The Pas de Deux from “Rubies” and the Pas De Trois from “Agon,” both to Balanchine inspiration Igor Stravinsky, showed his choreographic genius in pieces so different and yet so related in the musicality and the rigor of their structure. In “Rubies” Vitor Luiz responded in kind to Ana Sophia Scheller’s spunk and elegance. Benjamin Freemantle etched the Sarabande in “Agon" as if he chiseled it into the air but he never underplayed its wit. These over fifty-year-old works looked more contemporary than anything else on the program.

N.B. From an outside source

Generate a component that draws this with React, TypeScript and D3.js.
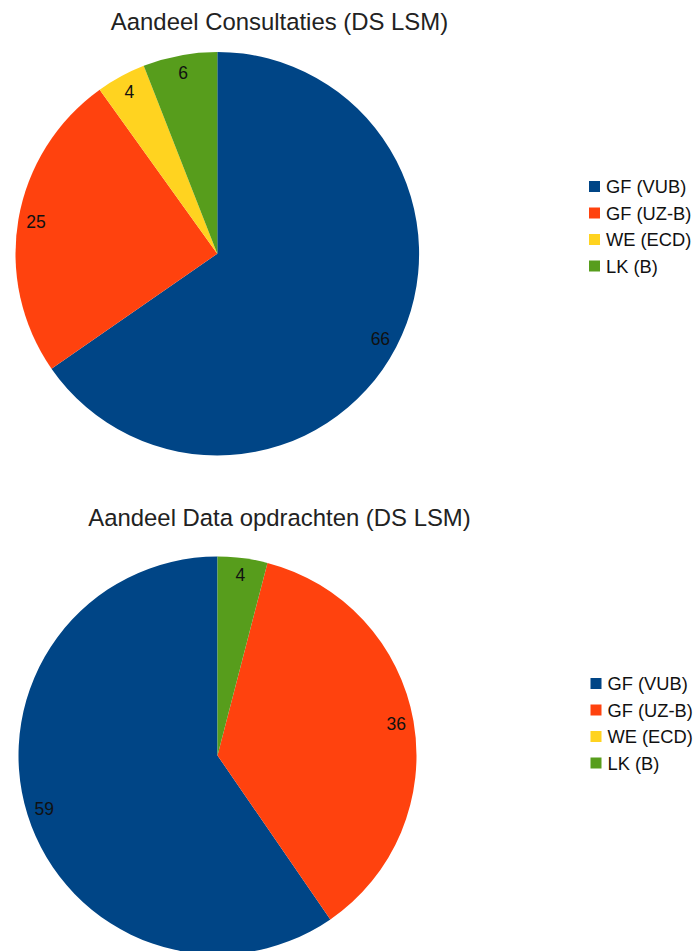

Tomasson revived the Pas de Deux from his 1989 remarkabley fresh and congenial “Handel — A Celebration” for Mathilde Froustey and Tiit Helimets, both of them refined, often somewhat reserved dancers. Theirs is a good match. The other Tomasson work, “Soirées Musicales,” to some splendidly melodic Benjamin Britten, was entrusted to the always shooting for bravura impact Angelo Greco and the impressively responding guest performer from Boston Ballet, the petite Misa Kuranaga.
The excerpt from Yuri Possokhov’s “Diving Into the Lilacs” showcased one more time the extraordinary liquidity and strength of his muse, Yuan Yan Tan, strongly partnered and appreciated by Carlo Di Lanno. As ever, but always appreciated, Martin West conducted SFB’s musicians.